## start MATERIAL PROVIDED

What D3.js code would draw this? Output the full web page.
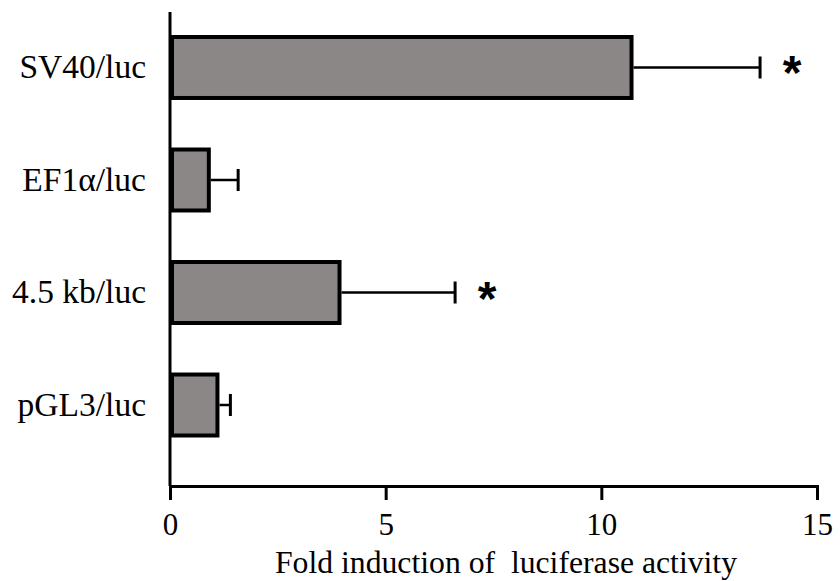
<!DOCTYPE html>
<meta charset="utf-8"/>
<html>
  <head>
    <script src="https://d3js.org/d3.v7.min.js"></script>
    <style>
      body { margin: 0; background: #fff; }
      text { font-family: 'Liberation Serif', 'Times New Roman', serif; fill: #000; }
    </style>
  </head>
  <body>
<script type="text/javascript">
// data
var constructs = ['SV40/luc', 'EF1\u03b1/luc', '4.5 kb/luc', 'pGL3/luc'];
var foldMeans = [10.7, 0.9, 3.93, 1.1];
var foldErrors = [2.98, 0.68, 2.68, 0.3];
var significant = [true, false, true, false];
var xTicks = [0, 5, 10, 15];

var width = 840;
var height = 581;
var svg = d3.select('body').append('svg')
    .attr('width', width)
    .attr('height', height);

var x = d3.scaleLinear()
    .domain([0, 15])
    .range([170, 817]);
var y = d3.scaleBand()
    .domain(constructs)
    .range([14.5, 458])
    .paddingInner(0.458)
    .paddingOuter(0.2);

var axisTop = 12;
var axisBottomY = 486;

// bars
svg.append('g')
    .selectAll('rect')
    .data(constructs)
    .enter()
    .append('rect')
    .attr('x', x(0) + 2)
    .attr('y', function(d) { return y(d); })
    .attr('width', function(d, i) { return x(foldMeans[i]) - x(0) - 2; })
    .attr('height', y.bandwidth())
    .attr('fill', '#8b8786')
    .attr('stroke', '#000')
    .attr('stroke-width', 4);

// error bars (one-sided)
var err = svg.append('g');
err.selectAll('line.whisker')
    .data(constructs)
    .enter()
    .append('line')
    .attr('class', 'whisker')
    .attr('x1', function(d, i) { return x(foldMeans[i]) + 2; })
    .attr('x2', function(d, i) { return x(foldMeans[i] + foldErrors[i]); })
    .attr('y1', function(d) { return y(d) + y.bandwidth() / 2; })
    .attr('y2', function(d) { return y(d) + y.bandwidth() / 2; })
    .attr('stroke', '#000')
    .attr('stroke-width', 2.5);
err.selectAll('line.cap')
    .data(constructs)
    .enter()
    .append('line')
    .attr('class', 'cap')
    .attr('x1', function(d, i) { return x(foldMeans[i] + foldErrors[i]); })
    .attr('x2', function(d, i) { return x(foldMeans[i] + foldErrors[i]); })
    .attr('y1', function(d) { return y(d) + y.bandwidth() / 2 - 11; })
    .attr('y2', function(d) { return y(d) + y.bandwidth() / 2 + 11; })
    .attr('stroke', '#000')
    .attr('stroke-width', 3);

// significance stars
svg.append('g')
    .selectAll('text')
    .data(constructs.filter(function(d, i) { return significant[i]; }))
    .enter()
    .append('text')
    .attr('x', function(d) { var i = constructs.indexOf(d); return x(foldMeans[i] + foldErrors[i]) + 32; })
    .attr('y', function(d) { return y(d) + y.bandwidth() / 2 + 22; })
    .attr('text-anchor', 'middle')
    .style('font-family', "'Liberation Sans', Arial, sans-serif")
    .style('font-weight', 'bold')
    .style('font-size', '48px')
    .text('*');

// y axis: labels only, line drawn by hand
var yAxis = svg.append('g')
    .attr('transform', 'translate(' + x(0) + ',0)')
    .call(d3.axisLeft(y).tickSize(0).tickPadding(24));
yAxis.select('.domain').remove();
yAxis.selectAll('text')
    .style('font-size', '33.5px')
    .style('font-family', "'Liberation Serif', 'Times New Roman', serif");
svg.append('line')
    .attr('x1', x(0)).attr('x2', x(0))
    .attr('y1', axisTop).attr('y2', axisBottomY)
    .attr('stroke', '#000')
    .attr('stroke-width', 3);

// x axis
var xAxis = svg.append('g')
    .attr('transform', 'translate(0,' + axisBottomY + ')')
    .call(d3.axisBottom(x).tickValues(xTicks).tickSizeOuter(0).tickSize(14).tickPadding(13));
xAxis.select('.domain').attr('stroke-width', 3);
xAxis.selectAll('.tick line').attr('stroke-width', 3);
xAxis.selectAll('text')
    .style('font-size', '31px')
    .style('font-family', "'Liberation Serif', 'Times New Roman', serif");

svg.append('text')
    .attr('x', 506)
    .attr('y', 573)
    .attr('text-anchor', 'middle')
    .style('font-size', '31.7px')
    .text('Fold induction of \u00a0luciferase activity');
</script>
  </body>
</html>
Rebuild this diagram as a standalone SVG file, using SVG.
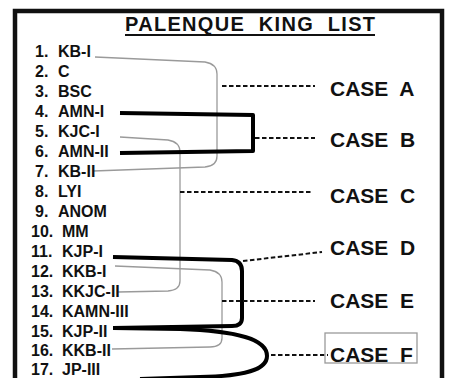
<svg xmlns="http://www.w3.org/2000/svg" width="449" height="378" viewBox="0 0 449 378">
<style>
.num{font-family:"Liberation Sans",Arial,sans-serif;font-weight:bold;font-size:16px;fill:#111}
.case{font-family:"Liberation Sans",Arial,sans-serif;font-weight:bold;font-size:21px;fill:#111;white-space:pre}
.title{font-family:"Liberation Sans",Arial,sans-serif;font-weight:bold;font-size:20px;fill:#111;white-space:pre}
.thin{fill:none;stroke:#9a9a9a;stroke-width:1.3}
.thick{fill:none;stroke:#000;stroke-width:4;stroke-linejoin:round}
.dash{fill:none;stroke:#111;stroke-width:2;stroke-dasharray:4.5 2.5}
</style>
<rect x="0" y="0" width="449" height="378" fill="#fff"/>
<rect id="frame" x="15" y="11" width="427" height="380" fill="#fff" stroke="#111" stroke-width="4.5"/>
<g id="title">
<text class="title" x="125" y="31" textLength="250" xml:space="preserve">PALENQUE  KING  LIST</text>
<line x1="125" y1="35" x2="375" y2="35" stroke="#111" stroke-width="2"/>
</g>
<g id="connectors">
<path class="thin" d="M95,57 L205,62 Q217,64 217,74 L217,156 Q217,166 205,167 L93,171"/>
<path class="thin" d="M120,137 L168,140 Q180,142 180,152 L180,281 Q180,290 168,291 L118,292"/>
<path class="thin" d="M115,266 L210,270 Q222,272 222,282 L222,338 Q222,347 210,347 L112,349"/>
<path class="thick" d="M120,113 L253,115 L253,151 L120,153"/>
<path class="thick" d="M113,257 L232,260 Q242,261 242,271 L242,318 Q242,326 232,326 L113,328"/>
<path class="thick" d="M113,328 L180,329 C240,331 267,340 267,356 C267,370 245,376 200,377 L140,379"/>
<path class="dash" d="M222,86 L315,86"/>
<path class="dash" d="M255,138 L315,138"/>
<path class="dash" d="M180,192 L312,192"/>
<path class="dash" d="M243,261 L322,252"/>
<path class="dash" d="M222,301 L315,301"/>
<path class="dash" d="M271,355 L328,355"/>
</g>
<g id="king1"><text class="num" y="57"><tspan x="35">1.</tspan><tspan x="58">KB-I</tspan></text></g>
<g id="king2"><text class="num" y="77"><tspan x="35">2.</tspan><tspan x="58">C</tspan></text></g>
<g id="king3"><text class="num" y="97"><tspan x="35">3.</tspan><tspan x="58">BSC</tspan></text></g>
<g id="king4"><text class="num" y="117"><tspan x="35">4.</tspan><tspan x="58">AMN-I</tspan></text></g>
<g id="king5"><text class="num" y="137"><tspan x="35">5.</tspan><tspan x="58">KJC-I</tspan></text></g>
<g id="king6"><text class="num" y="157"><tspan x="35">6.</tspan><tspan x="58">AMN-II</tspan></text></g>
<g id="king7"><text class="num" y="177"><tspan x="35">7.</tspan><tspan x="58">KB-II</tspan></text></g>
<g id="king8"><text class="num" y="197"><tspan x="35">8.</tspan><tspan x="58">LYI</tspan></text></g>
<g id="king9"><text class="num" y="217"><tspan x="35">9.</tspan><tspan x="58">ANOM</tspan></text></g>
<g id="king10"><text class="num" y="237"><tspan x="31">10.</tspan><tspan x="62">MM</tspan></text></g>
<g id="king11"><text class="num" y="257"><tspan x="31">11.</tspan><tspan x="62">KJP-I</tspan></text></g>
<g id="king12"><text class="num" y="277"><tspan x="31">12.</tspan><tspan x="62">KKB-I</tspan></text></g>
<g id="king13"><text class="num" y="297"><tspan x="31">13.</tspan><tspan x="62">KKJC-II</tspan></text></g>
<g id="king14"><text class="num" y="317"><tspan x="31">14.</tspan><tspan x="62">KAMN-III</tspan></text></g>
<g id="king15"><text class="num" y="337"><tspan x="31">15.</tspan><tspan x="62">KJP-II</tspan></text></g>
<g id="king16"><text class="num" y="356"><tspan x="31">16.</tspan><tspan x="62">KKB-II</tspan></text></g>
<g id="king17"><text class="num" y="375"><tspan x="31">17.</tspan><tspan x="62">JP-III</tspan></text></g>
<g id="caseA"><text class="case" x="330" y="96" xml:space="preserve">CASE  A</text></g>
<g id="caseB"><text class="case" x="330" y="147" xml:space="preserve">CASE  B</text></g>
<g id="caseC"><text class="case" x="330" y="203" xml:space="preserve">CASE  C</text></g>
<g id="caseD"><text class="case" x="330" y="255" xml:space="preserve">CASE  D</text></g>
<g id="caseE"><text class="case" x="330" y="308" xml:space="preserve">CASE  E</text></g>
<g id="caseF"><rect x="325" y="333" width="92" height="30" fill="none" stroke="#9a9a9a" stroke-width="1.3"/><text class="case" x="330" y="362" xml:space="preserve">CASE  F</text></g>
</svg>
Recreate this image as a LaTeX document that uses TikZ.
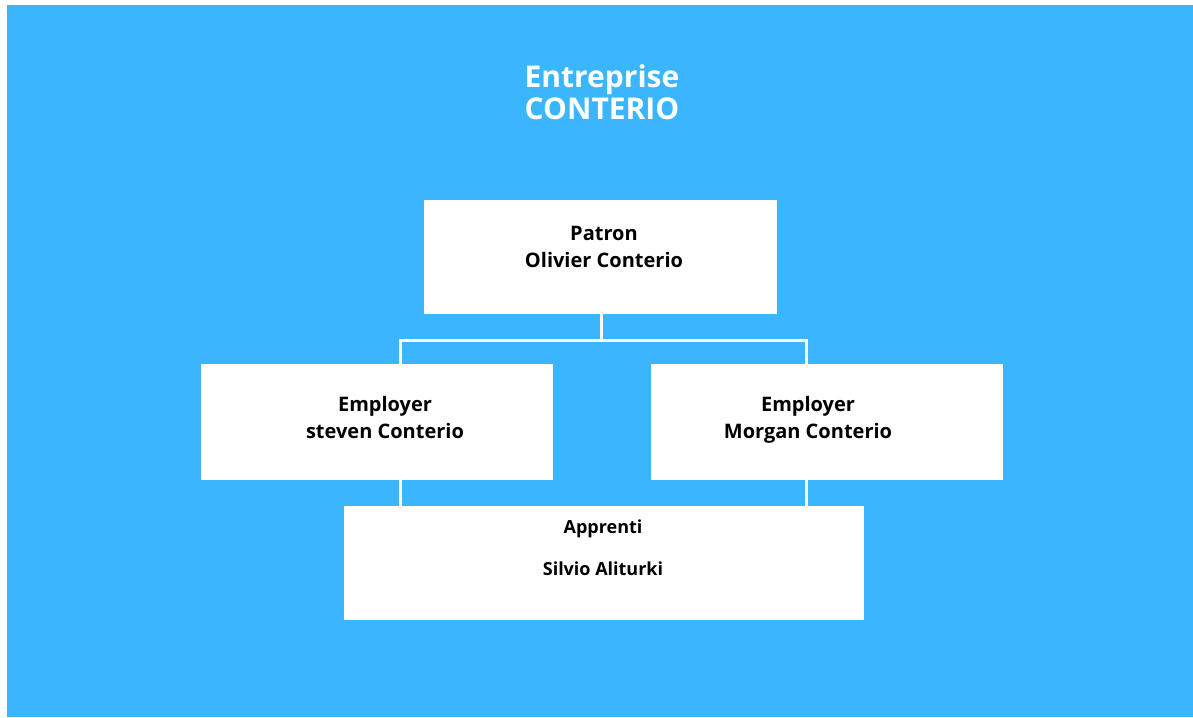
\documentclass[tikz,border=0pt]{standalone}
\usepackage{fontspec}
\setmainfont{Open Sans}
\usetikzlibrary{positioning}

\definecolor{skyblue}{RGB}{58,182,255}

\tikzset{
  box/.style={draw=none, fill=white, inner sep=0pt},
  boxtext/.style={align=center, text=black, font=\fontsize{20}{27}\selectfont\bfseries},
  link/.style={draw=white, line width=3pt}
}

\begin{document}
\begin{tikzpicture}[x=1pt, y=1pt]
  \useasboundingbox (0,0) rectangle (1193,717);
  \fill[white] (0,0) rectangle (1193,717);
  \fill[skyblue] (7,0) rectangle (1193,712);

  % title
  \node[align=center, text=white, font=\fontsize{30}{32}\selectfont\bfseries] (title) at (602,625) {Entreprise\\CONTERIO};

  % boxes
  \node[box, minimum width=353pt, minimum height=114pt] (patron) at (600.5,460) {};
  \node[box, minimum width=352pt, minimum height=116pt] (steven) at (377,295) {};
  \node[box, minimum width=352pt, minimum height=116pt] (morgan) at (827,295) {};
  \node[box, minimum width=520pt, minimum height=114pt] (apprenti) at (604,154) {};

  \node[boxtext] (patrontxt) at (604,470.5) {Patron\\Olivier Conterio};
  \node[boxtext] (steventxt) at (385,299.5) {Employer\\steven Conterio};
  \node[boxtext] (morgantxt) at (808,297.5) {Employer\\Morgan Conterio};
  \node[boxtext, font=\fontsize{18}{42}\selectfont\bfseries] (apprentitxt) at (603,169) {Apprenti\\Silvio Aliturki};

  % links
  \coordinate (top) at (601,376);
  \coordinate (left) at (400,376);
  \coordinate (right) at (806,376);
  \draw[link] (patron.south -| top) -- (top);
  \draw[link, line cap=rect] (left) -- (right);
  \draw[link] (left) -- (steven.north -| left);
  \draw[link] (right) -- (morgan.north -| right);
  \draw[link] (steven.south -| left) -- (apprenti.north -| left);
  \draw[link] (morgan.south -| right) -- (apprenti.north -| right);
\end{tikzpicture}
\end{document}
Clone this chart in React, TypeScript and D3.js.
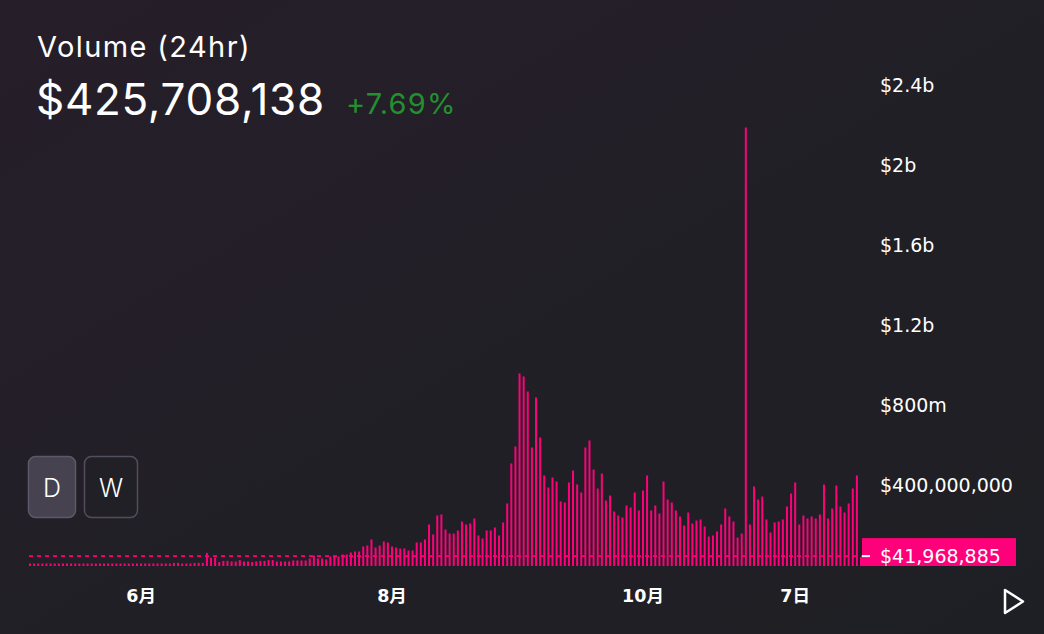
import React from 'react';
import * as d3 from 'd3';

// ---- data ----
const startDate = '2022-05-05';
// daily volume, millions of USD
const volumes: number[] = [
  10, 10, 10, 10, 10, 10, 10, 10, 10, 10, 10, 10, 10, 10, 10, 10, 10, 10, 10, 10, 10, 10, 10, 10, 10, 10, 10, 10, 10, 10, 10, 10, 10,
  10, 10, 13, 13, 10, 10, 10, 13, 13, 13, 63, 38, 38, 17, 23, 23, 20, 20, 27, 20, 20, 17, 20, 23, 23, 27, 27, 20,
  20, 20, 20, 25, 25, 25, 25, 35, 50, 35, 35, 30, 45, 45, 45, 55, 55, 65, 70, 70, 95, 100, 130, 90, 100, 120, 115, 95, 90, 85,
  85, 75, 75, 115, 115, 130, 205, 155, 250, 255, 180, 160, 160, 175, 220, 205, 210, 235, 150, 135, 175, 175, 190, 150, 215,
  310, 510, 595, 960, 945, 870,
  590, 840, 640, 450, 390, 440, 420, 320, 315, 415, 475, 405, 365, 590, 625, 480, 385, 460, 325, 350, 270, 250, 240, 300, 290,
  365, 275, 375, 450, 275, 300, 260, 420, 330, 315, 275, 245, 200, 265, 210, 225, 230, 195, 145, 150, 170, 205, 285, 245, 220,
  140, 160,
  2190, 205, 395, 330, 345, 230, 165, 215, 220, 230, 295, 360, 415, 205, 250, 235, 245, 235, 255, 405, 235, 285, 400, 295, 265,
  310, 385, 450, 42,
];
const yTickValues = [400, 800, 1200, 1600, 2000, 2400];
const yTickLabels = ['$400,000,000', '$800m', '$1.2b', '$1.6b', '$2b', '$2.4b'];
const xTickDates = ['2022-06-01', '2022-08-01', '2022-10-01', '2022-11-07'];
const xTickLabels = ['6月', '8月', '10月', '7日'];
const currentValue = 41.968885;
const currentLabel = '$41,968,885';
const titleText = 'Volume (24hr)';
const headlineText = '$425,708,138';
const changeText = '+7.69%';
const buttons = ['D', 'W'];

const W = 1044;
const H = 634;
const PINK = '#ff007a';

export default function App() {
  const parse = d3.timeParse('%Y-%m-%d');
  const start = parse(startDate) as Date;
  const dates = volumes.map((_, i) => d3.timeDay.offset(start, i));
  const x = d3
    .scaleTime()
    .domain([dates[0], dates[dates.length - 1]])
    .range([29, 860]);
  const y = d3.scaleLinear().domain([0, 2400]).range([565.5, 85.5]);
  const base = 566;
  const yc = y(currentValue);
  const sans = 'Inter, "Noto Sans", sans-serif';
  const axisFont = '"DejaVu Sans", "Noto Sans CJK SC", sans-serif';

  return (
    <svg
      width={W}
      height={H}
      style={{ position: 'absolute', left: 0, top: 0, display: 'block' }}
    >
      <defs>
        <linearGradient id="bg" x1="0" y1="0" x2="1" y2="1">
          <stop offset="0" stopColor="#261e29" />
          <stop offset="0.45" stopColor="#221f27" />
          <stop offset="1" stopColor="#1e1f24" />
        </linearGradient>
        <clipPath id="plotclip">
          <rect x={0} y={0} width={W} height={base} />
        </clipPath>
      </defs>
      <rect x={0} y={0} width={W} height={H} fill="url(#bg)" />

      {/* header */}
      <text x={37} y={57} fill="#fff" fontFamily={sans} fontSize={29} letterSpacing={1.4}>
        {titleText}
      </text>
      <text x={36} y={115} fill="#fff" fontFamily={sans} fontSize={44} letterSpacing={0.7}>
        {headlineText}
      </text>
      <text x={346} y={114} fill="#23902f" fontFamily={sans} fontSize={29} letterSpacing={1.2}>
        {changeText}
      </text>

      {/* y tick labels */}
      {yTickValues.map((v, i) => (
        <text
          key={v}
          x={880}
          y={y(v)}
          dy="0.36em"
          fill="#fff"
          fontFamily={axisFont}
          fontSize={19}
        >
          {yTickLabels[i]}
        </text>
      ))}

      {/* current value dashed line */}
      <line
        x1={29}
        x2={862}
        y1={yc - 1}
        y2={yc - 1}
        stroke={PINK}
        strokeWidth={1.6}
        strokeDasharray="4 4"
      />

      {/* bars */}
      <g clipPath="url(#plotclip)">
        {volumes.map((v, i) => (
          <rect
            key={i}
            x={x(dates[i])}
            y={y(v)}
            width={2}
            height={Math.max(0, base - y(v))}
            fill={PINK}
          />
        ))}
        {/* current value label */}
        <rect x={862} y={yc - 19} width={154} height={40} fill={PINK} />
        <line x1={862} x2={870} y1={yc - 1} y2={yc - 1} stroke="#fff" strokeWidth={2} />
        <text
          x={880}
          y={yc}
          dy="0.33em"
          fill="#fff"
          fontFamily={axisFont}
          fontSize={19}
        >
          {currentLabel}
        </text>
      </g>

      {/* x tick labels */}
      {xTickDates.map((d, i) => (
        <text
          key={d}
          x={x(parse(d) as Date) + 1}
          y={602}
          textAnchor="middle"
          fill="#fff"
          fontFamily={axisFont}
          fontWeight="bold"
          fontSize={17.5}
        >
          {xTickLabels[i]}
        </text>
      ))}

      {/* buttons */}
      <rect x={28.5} y={456.5} width={47} height={61} rx={7} fill="#46424f" stroke="#5d586a" strokeWidth={1.5} />
      <text x={52} y={497} textAnchor="middle" fill="#fff" fontFamily={sans} fontSize={25} fontWeight={300}>
        {buttons[0]}
      </text>
      <rect x={84.5} y={456.5} width={53} height={61} rx={7} fill="#212027" stroke="#524e5d" strokeWidth={1.5} />
      <text x={111} y={497} textAnchor="middle" fill="#fff" fontFamily={sans} fontSize={25} fontWeight={300}>
        {buttons[1]}
      </text>

      {/* play button */}
      <path d="M1005,590 L1005,613 L1023,601.5 Z" fill="none" stroke="#fff" strokeWidth={2.5} strokeLinejoin="round" />
    </svg>
  );
}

## end MATERIAL PROVIDED

WRITTEN PROBLEM –
Leave the pictures out and print, exactly as written, every line from the one holding "Clone this chart" down to the one holding "import * as d3 from 'd3';", both of those included.

EXERCISE RESULT –
Clone this chart in React, TypeScript and D3.js.
import React from 'react';
import * as d3 from 'd3';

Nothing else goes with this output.